Our study improved diagnostic accuracy by integrating multiple data sources, including prostate ultrasound and patient-reported outcomes. This comprehensive dataset allows our models to provide a more nuanced assessment of bladder function and obstruction. Utilizing CatBoost and XGBoost, our approach leverages a broad set of clinical data and effectively handles both categorical and continuous variables, thus making our models adaptable to various patient profiles. The CatBoost models have shown high sensitivity, effectively identifying true positive cases, which is essential for initial screenings. Conversely, the XGBoost models exhibit higher specificity and precision, making them ideal for confirming diagnoses and reducing false positives. This distinction underscores the strengths of each model, depending on clinical priorities such as minimizing false negatives or false positives. Our findings indicate that incorporating CatBoost and XGBoost models into the diagnostic workflow for LUTS could significantly improve clinical decision-making. These models provide noninvasive, cost-effective, and patient-friendly alternatives to traditional protocols, potentially offering more accurate diagnoses and customized treatment plans.
The limitations of our study are as follows.
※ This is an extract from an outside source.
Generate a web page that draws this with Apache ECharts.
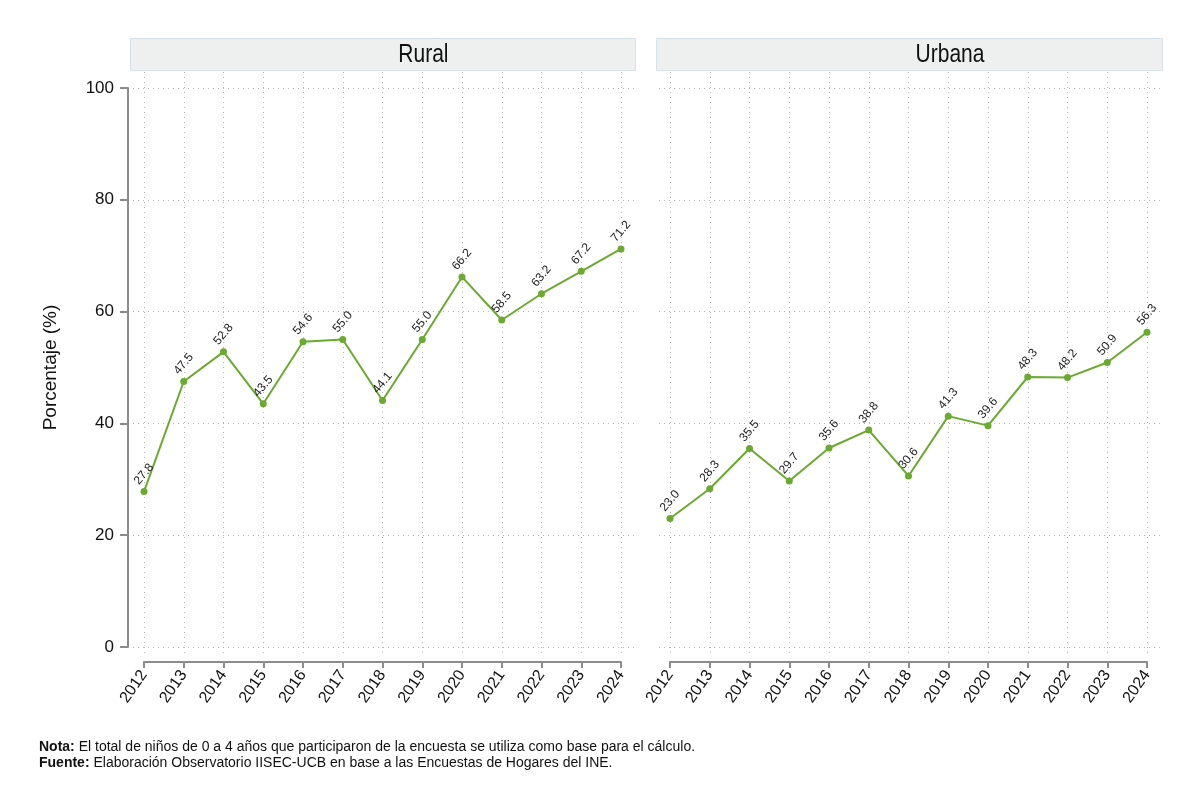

First, our models were specifically designed to distinguish between BOO and non-BOO, as well as DUA and non-DUA, rather than directly differentiating between BOO and DUA. This presents a limitation in clinical settings where both conditions might coexist, as ideally, a single model that can differentiate between BOO and DUA would be more beneficial. Second, the inherent complexity of DUA makes its definition based solely on the BCI somewhat limited. Although the BCI is a common metric in clinical research, it may not adequately reflect the complex nature of DUA. Nevertheless, to maintain consistency with previous studies and to establish a clear baseline, we chose to define DUA using the most widely accepted BCI thresholds found in the literature.
In conclusion, our machine learning-based approach to diagnosing BOO and DUA represents a significant advancement over previous studies, as it incorporates a broader array of clinical features and utilizes more sophisticated machine learning algorithms. This approach offers a promising noninvasive diagnostic tool that could improve clinical decision-making. Future research should aim to validate these models using larger datasets and incorporate more clinical and genetic data to further enhance their performance. The ongoing development of machine learning models shows great potential for transforming the diagnosis and management of BPH and other medical conditions.